Bei der Sanierung der Verwaltung gab es auch bittere Pillen für die Bewohner zu schlucken. Die Strompreise stiegen, damit die Stadt ihre Schulden beim israelischen Elektrizitätswerk schneller abbezahlen und Zinsen sparen kann. Hat die Hamas auch bei den Angestellten aufgeräumt? „Wir haben niemanden entlassen und nur 20 Teilzeitkräfte zusätzlich eingestellt“, erklärt Masri. Allerdings gebe es erstmals präzise Arbeitsplatzbeschreibungen und einige Mitarbeiter seien versetzt worden. 47 Angestellte hätten eine längst überfällige Gehaltserhöhung bekommen, 22 Angestellten seien Zulagen, die durch Vetternwirtschaft zustande kamen, gestrichen worden.
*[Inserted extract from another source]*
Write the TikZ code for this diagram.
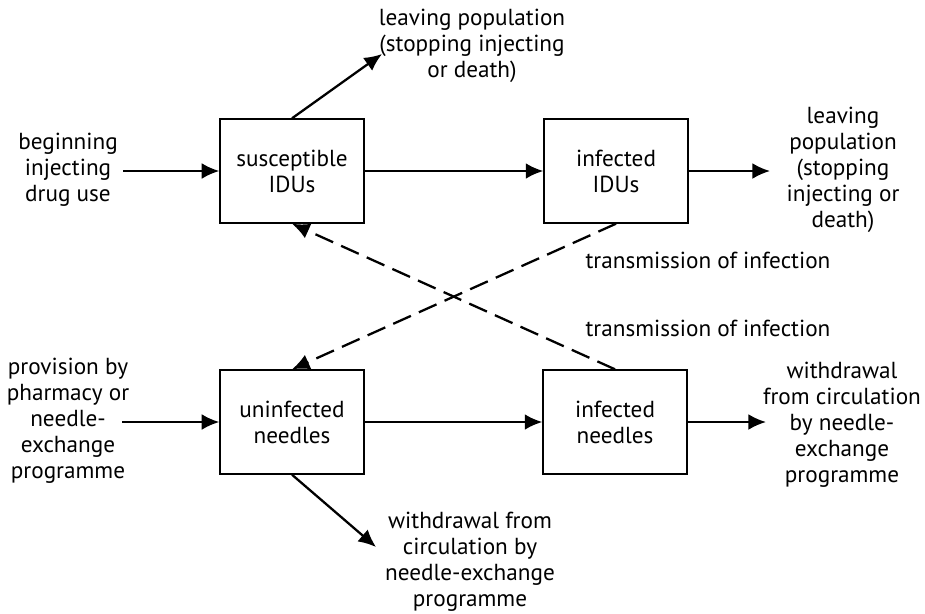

Auch der Leiter einer Privatklinik, Bassem Hashem, ist zufrieden. Das ehemalige Mitglied der linken Volksfront zur Befreiung Palästinas hat bei den Kommunalwahlen erstmals Hamas gewählt, um mit der Korruption aufzuräumen: „Der vorherige Bürgermeister war ein einfacher Lehrer und nach neun Jahren hat er sich eine Millionärsvilla gebaut.“ Jetzt hat Bassem das Gefühl, alles sei unter Kontrolle.

Offensichtlich hat sich die islamistische Stadtverwaltung bei der Umsetzung ihrer sozialen und kulturellen Ideen bisher zurückgehalten. Analysten vermuten, dass Hamas vor den Parlamentswahlen niemanden verschrecken wollte. Aber spürbar sind Veränderungen dennoch. Ein Folklore-Festival mit ausländischen Tanz- und Musikgruppen sagte die neue Stadtverwaltung ab. „80 Prozent der Bewohner waren dagegen, also konnten wir das öffentliche Fußballstadion nicht zur Verfügung stellen“, rechtfertigt sich der Bürgermeister.

Souhad Hashem sieht die Entwicklung kritischer. Die energiegeladene Frau hat auf der Liste des unabhängigen säkularen Mustafa Barghouti kandidiert. „Wir haben für seinen Wahlkampfauftritt keinen Saal der Stadtverwaltung bekommen. Aber Hamas durfte dort ihre Treffen mit Wählern abhalten“, empört sie sich.

Obwohl die Hamas Israel nicht anerkennt, kommt auch die islamistische Organisation nicht darum herum, mit israelischen Vertretern zu verhandeln. „Wir stehen unter Besatzung, das können wir nicht leugnen“, erklärt der Bürgermeister. Er müsse mit den Israelis Belange des täglichen Lebens wie Elektrizitätszufuhr oder Müllabfuhr koordinieren. Das heiße aber nicht, dass man die israelischen Siedlungen in der Westbank anerkenne.